Especificamente sobre o problema dos animais abatidos para o fabrico de peles, realizaram-se vários espectáculos (o de Washington atraiu, junto ao monumento, cerca de 35.000 pessoas), sob o título genérico “Rock against Fur”, nos quais participaram, entre outros, os B-52’s, Howard Jones, 10.000 Maniacs, Psychedelic Furs (precisamente…) e Sugarcubes.

O Homem contra a Natureza

É possível brincar com coisas sérias. Mas sabe-se como os animais são maltratados: costuma dizer-se que, pela maneira como cada um lida com os animais, assim lida com os humanos, e é verdade. Será utópico querer parar de repente com a violência que, em nome da ciência ou da vaidade humana, se comete, a cada momento, contra os animais e contra a natureza em geral?
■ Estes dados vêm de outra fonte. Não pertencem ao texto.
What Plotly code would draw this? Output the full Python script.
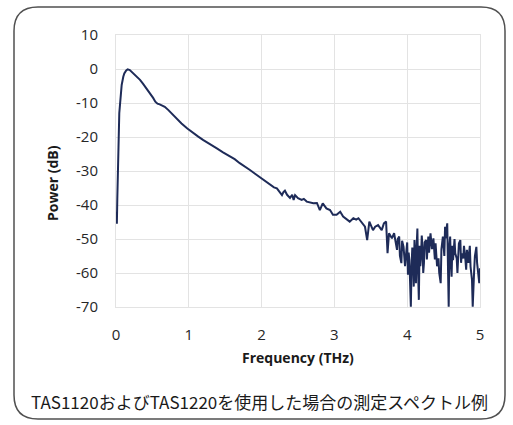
import plotly.graph_objects as go

# Data
freq_thz = [0.000, 0.006, 0.012, 0.018, 0.025, 0.032, 0.045, 0.055, 0.078, 0.10, 0.114, 0.14, 0.16, 0.19,
            0.22, 0.26, 0.30, 0.33, 0.37, 0.40, 0.44, 0.47, 0.51, 0.54, 0.57, 0.60, 0.64, 0.67, 0.72,
            0.76, 0.83, 0.90, 0.98, 1.06, 1.13, 1.20, 1.29, 1.38, 1.47, 1.57, 1.63, 1.70, 1.77, 1.84,
            1.91, 1.98, 2.05, 2.12, 2.17, 2.21, 2.25, 2.28, 2.30, 2.32, 2.35, 2.39, 2.42, 2.44, 2.46,
            2.50, 2.55, 2.58, 2.62, 2.66, 2.71, 2.76, 2.80, 2.84, 2.89, 2.94, 2.98, 3.03, 3.08, 3.12,
            3.17, 3.21, 3.26, 3.30, 3.33, 3.37, 3.42, 3.45, 3.48, 3.53, 3.56, 3.60, 3.65, 3.68, 3.71,
            3.73, 3.75, 3.79, 3.82,
            3.86, 3.87, 3.89, 3.90, 3.92, 3.93, 3.95, 3.97, 3.99, 4.00, 4.01, 4.02, 4.03, 4.04, 4.05,
            4.06, 4.07, 4.08, 4.09, 4.10, 4.11, 4.12, 4.13, 4.14, 4.15, 4.16, 4.17, 4.18, 4.19, 4.20,
            4.21, 4.22, 4.23, 4.24, 4.26, 4.27, 4.29, 4.30, 4.32, 4.34, 4.36, 4.38, 4.39, 4.41, 4.43,
            4.44, 4.46, 4.47, 4.49, 4.51, 4.52, 4.53, 4.54, 4.55, 4.56, 4.57, 4.58, 4.59, 4.60, 4.61,
            4.62, 4.63, 4.65, 4.66, 4.68, 4.69, 4.71, 4.73, 4.74, 4.75, 4.77, 4.78, 4.80, 4.81, 4.82,
            4.84, 4.85, 4.86, 4.87, 4.89, 4.90, 4.91, 4.92, 4.93, 4.95, 4.96, 4.98, 4.99, 5.00]
power_db = [-42.0, -44.5, -45.5, -38.0, -28.0, -19.5, -13.0, -10.5, -4.7, -2.3, -1.3, -0.4, -0.1, -0.3,
            -0.9, -1.8, -2.6, -3.2, -4.3, -5.2, -6.2, -7.2, -8.5, -9.6, -10.2, -10.4, -10.7, -11.1, -12.1,
            -13.0, -14.4, -16.0, -17.5, -18.9, -19.9, -20.9, -22.2, -23.3, -24.5, -25.8, -26.5, -27.7, -28.6, -29.7,
            -30.8, -31.9, -32.8, -34.1, -34.8, -35.1, -36.1, -37.1, -36.2, -35.8, -37.0, -37.9, -37.0, -38.5, -37.1,
            -38.0, -38.5, -38.2, -39.0, -39.2, -39.5, -39.4, -41.5, -39.5, -41.0, -41.5, -42.9, -42.9, -42.0, -43.4,
            -44.4, -44.9, -43.9, -44.3, -43.9, -44.9, -46.4, -50.3, -44.9, -47.4, -46.4, -45.9, -47.4, -45.4, -44.9,
            -54.2, -48.3, -49.8, -48.3,
            -53.2, -50.0, -49.3, -55.0, -57.1, -50.5, -52.3, -58.0, -53.2, -51.0, -60.5, -54.0, -56.2, -62.0, -69.9,
            -58.0, -52.5, -56.2, -64.0, -50.3, -57.0, -63.0, -52.0, -46.9, -60.0, -67.9, -52.0, -58.0, -55.2, -49.0,
            -52.3, -60.0, -57.1, -51.0, -50.3, -56.0, -49.3, -54.0, -48.3, -53.0, -49.8, -56.0, -51.3, -58.0, -55.7,
            -60.0, -63.0, -53.0, -49.3, -55.0, -46.4, -49.8, -47.0, -45.4, -58.0, -69.9, -52.0, -49.3, -57.0, -61.1,
            -52.0, -56.2, -50.0, -54.2, -55.7, -60.0, -51.3, -50.3, -57.0, -54.2, -55.7, -52.0, -56.2, -59.0, -53.2,
            -57.0, -54.2, -52.0, -58.1, -62.0, -69.9, -62.0, -59.1, -55.0, -52.3, -57.0, -60.1, -63.0, -58.6]

x_ticks = [0, 1, 2, 3, 4, 5]
y_ticks = [10, 0, -10, -20, -30, -40, -50, -60, -70]

x_title = "Frequency (THz)"
y_title = "Power (dB)"
caption = "TAS1120およびTAS1220を使用した場合の測定スペクトル例"

W, H = 513, 425
L, R, T, B = 116, 480, 35, 307  # plot area in pixels


def px(xp):
    return (xp - L) / (R - L)


def py(yp):
    return (B - yp) / (B - T)


# rounded border path (paper coordinates)
x0, x1, y0, y1, rad = 14, 505, 7, 419, 24
path = (
    f"M {px(x0 + rad)},{py(y0)} L {px(x1 - rad)},{py(y0)} "
    f"Q {px(x1)},{py(y0)} {px(x1)},{py(y0 + rad)} "
    f"L {px(x1)},{py(y1 - rad)} "
    f"Q {px(x1)},{py(y1)} {px(x1 - rad)},{py(y1)} "
    f"L {px(x0 + rad)},{py(y1)} "
    f"Q {px(x0)},{py(y1)} {px(x0)},{py(y1 - rad)} "
    f"L {px(x0)},{py(y0 + rad)} "
    f"Q {px(x0)},{py(y0)} {px(x0 + rad)},{py(y0)} Z"
)

fig = go.Figure()
fig.add_trace(go.Scatter(x=freq_thz, y=power_db, mode="lines",
                         line=dict(color="#1e2b58", width=2), showlegend=False,
                         hoverinfo="skip"))

tick_font = dict(family="Open Sans, Noto Sans, sans-serif", size=15, color="#262626")
grid_col = "#e3e3e3"

fig.update_layout(
    width=W, height=H,
    margin=dict(l=L, r=W - R, t=T, b=H - B, pad=0),
    paper_bgcolor="white", plot_bgcolor="white",
    xaxis=dict(range=[0, 5], tickvals=x_ticks, ticktext=[str(v) for v in x_ticks],
               showgrid=True, gridcolor=grid_col, gridwidth=1, zeroline=False,
               showline=True, linecolor=grid_col, linewidth=1, mirror=True,
               ticks="", tickfont=tick_font, ticklabelstandoff=14, fixedrange=True),
    yaxis=dict(range=[-70, 10], tickvals=y_ticks, ticktext=[str(v) for v in y_ticks],
               showgrid=True, gridcolor=grid_col, gridwidth=1, zeroline=False,
               showline=True, linecolor=grid_col, linewidth=1, mirror=True,
               ticks="", tickfont=tick_font, ticklabelstandoff=14, fixedrange=True),
    shapes=[dict(type="path", xref="paper", yref="paper", path=path,
                 line=dict(color="#505050", width=1.5), fillcolor="rgba(0,0,0,0)", layer="above")],
    annotations=[
        dict(text=f"<b>{x_title}</b>", xref="paper", yref="paper", x=px(298), y=py(357),
             showarrow=False, xanchor="center", yanchor="middle",
             font=dict(family="Open Sans, Noto Sans, sans-serif", size=14, color="#1a1a1a")),
        dict(text=f"<b>{y_title}</b>", xref="paper", yref="paper", x=px(52), y=py(183),
             showarrow=False, xanchor="center", yanchor="middle", textangle=-90,
             font=dict(family="Open Sans, Noto Sans, sans-serif", size=14, color="#1a1a1a")),
        dict(text=caption, xref="paper", yref="paper", x=px(259), y=py(401),
             showarrow=False, xanchor="center", yanchor="middle",
             font=dict(family="Noto Sans CJK JP, sans-serif", size=17, color="#1a1a1a")),
    ],
)

fig.write_html("out.html", config={"displayModeBar": False},
               post_script="document.body.style.margin='0px';")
O PETA já conseguiu resultados práticos. Campanhas efectuadas na Europa e na Austrália resultaram na proibição de utilizar animais em testes nas firmas Revlon, Avon, Benetton, Estée Lauder; a redução mundial das encomendas de casacos de pele; o encerramento, na Coreia do Sul e em Montana, EUA, de quintas de criação de animais, destinados exclusivamente à indústria de peles, ou do maior matadouro de cavalos da América do Norte. O fecho de um laboratório, pelo Governo americano, que levou, inclusive, à prisão de um vivisseccionista (embalsamador) e a denúncia sistemática das atrocidades cometidas sobre os animais, nos laboratórios, nos circos, nos zoos e em espectáculos são outras das vitórias alcançadas pelo PETA.
Mas a situação não se alterará radicalmente, enquanto o homem persistir em considerar-se o rei da criação. Enquanto encarar a natureza como uma matéria bruta a explorar em seu proveito. Enquanto não compreender que a vida é constituída por um elo único. Enquanto não admitir a sua própria estupidez.
Enquanto assim for, não há PETA que nos valha, ou melhor, que valha aos irmãos animais.